• Written task
Determine which lines contain the word "this", then copy those lines.

• Provided entries
►
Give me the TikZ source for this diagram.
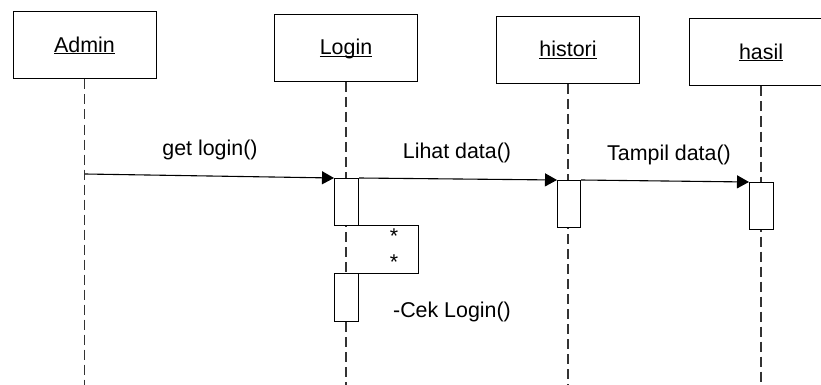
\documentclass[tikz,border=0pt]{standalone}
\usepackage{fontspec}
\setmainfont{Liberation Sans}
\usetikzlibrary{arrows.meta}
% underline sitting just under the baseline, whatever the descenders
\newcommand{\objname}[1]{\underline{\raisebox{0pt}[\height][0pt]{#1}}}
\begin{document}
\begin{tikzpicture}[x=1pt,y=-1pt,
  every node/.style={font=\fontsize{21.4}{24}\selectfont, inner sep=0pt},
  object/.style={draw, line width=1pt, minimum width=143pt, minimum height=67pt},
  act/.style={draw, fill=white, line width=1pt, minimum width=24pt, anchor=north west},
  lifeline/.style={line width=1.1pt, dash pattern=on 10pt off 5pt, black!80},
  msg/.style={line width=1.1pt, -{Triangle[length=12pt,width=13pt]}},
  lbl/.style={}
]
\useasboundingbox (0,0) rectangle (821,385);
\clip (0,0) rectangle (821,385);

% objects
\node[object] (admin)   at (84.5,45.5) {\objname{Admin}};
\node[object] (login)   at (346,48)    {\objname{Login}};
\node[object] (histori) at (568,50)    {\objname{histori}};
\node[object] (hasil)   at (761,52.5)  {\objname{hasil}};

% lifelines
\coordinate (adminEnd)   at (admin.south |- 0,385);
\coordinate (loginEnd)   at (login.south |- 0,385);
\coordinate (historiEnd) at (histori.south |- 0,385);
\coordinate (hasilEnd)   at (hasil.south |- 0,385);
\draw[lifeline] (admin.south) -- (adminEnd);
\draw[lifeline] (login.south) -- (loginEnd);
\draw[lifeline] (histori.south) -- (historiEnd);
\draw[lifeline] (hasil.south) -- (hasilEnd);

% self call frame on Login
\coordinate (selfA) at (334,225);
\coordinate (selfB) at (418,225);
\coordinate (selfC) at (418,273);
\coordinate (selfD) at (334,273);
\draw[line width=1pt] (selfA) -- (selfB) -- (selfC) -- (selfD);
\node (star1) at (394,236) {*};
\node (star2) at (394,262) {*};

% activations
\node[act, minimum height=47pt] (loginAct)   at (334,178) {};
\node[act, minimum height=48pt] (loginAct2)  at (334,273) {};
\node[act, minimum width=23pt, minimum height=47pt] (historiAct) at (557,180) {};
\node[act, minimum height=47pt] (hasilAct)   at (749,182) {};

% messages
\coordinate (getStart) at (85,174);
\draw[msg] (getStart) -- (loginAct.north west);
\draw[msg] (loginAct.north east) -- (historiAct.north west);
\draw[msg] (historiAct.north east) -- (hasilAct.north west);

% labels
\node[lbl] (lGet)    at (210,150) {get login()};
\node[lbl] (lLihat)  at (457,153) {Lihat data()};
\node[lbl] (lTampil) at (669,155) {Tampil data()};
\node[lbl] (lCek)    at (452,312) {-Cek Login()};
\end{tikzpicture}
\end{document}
◄
►
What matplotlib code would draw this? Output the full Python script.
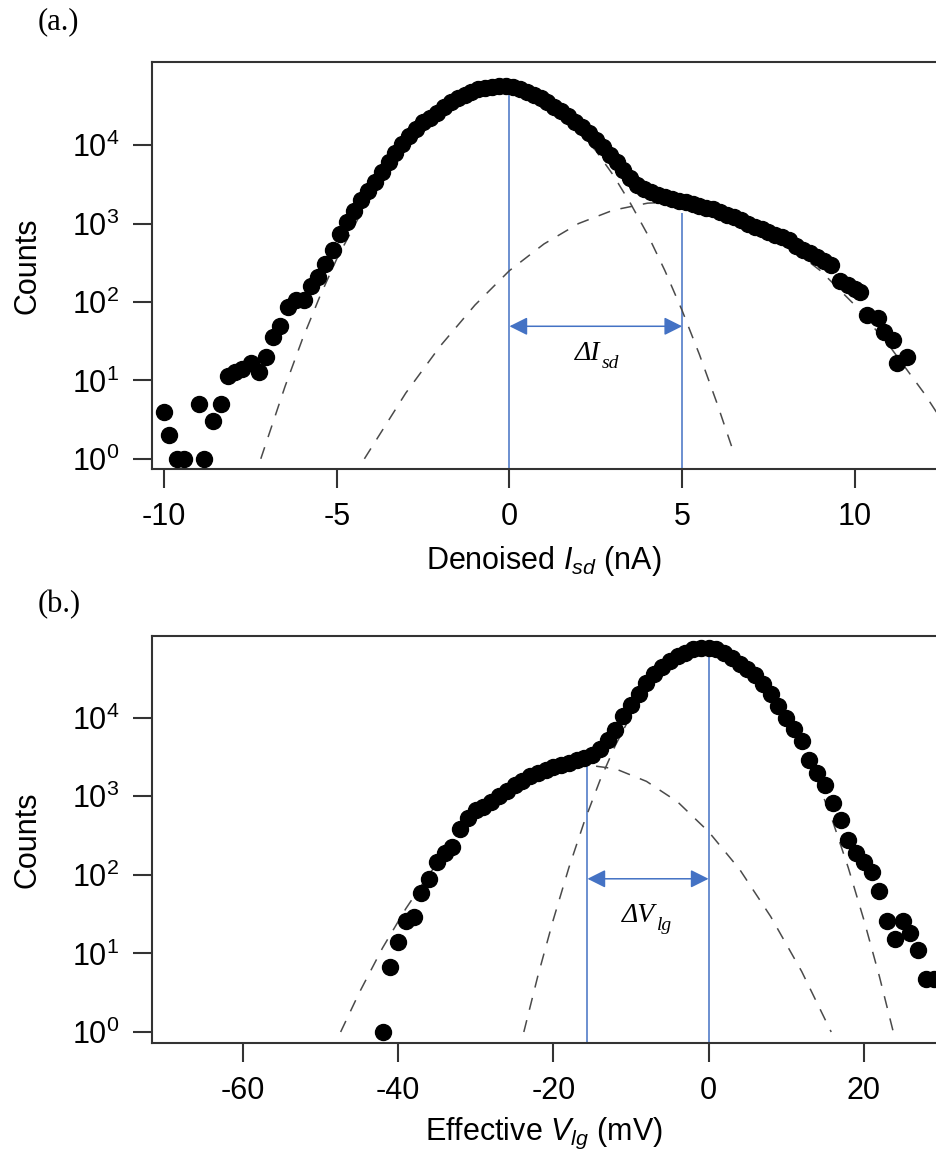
◄
• The completed task
Give me the TikZ source for this diagram.
What matplotlib code would draw this? Output the full Python script.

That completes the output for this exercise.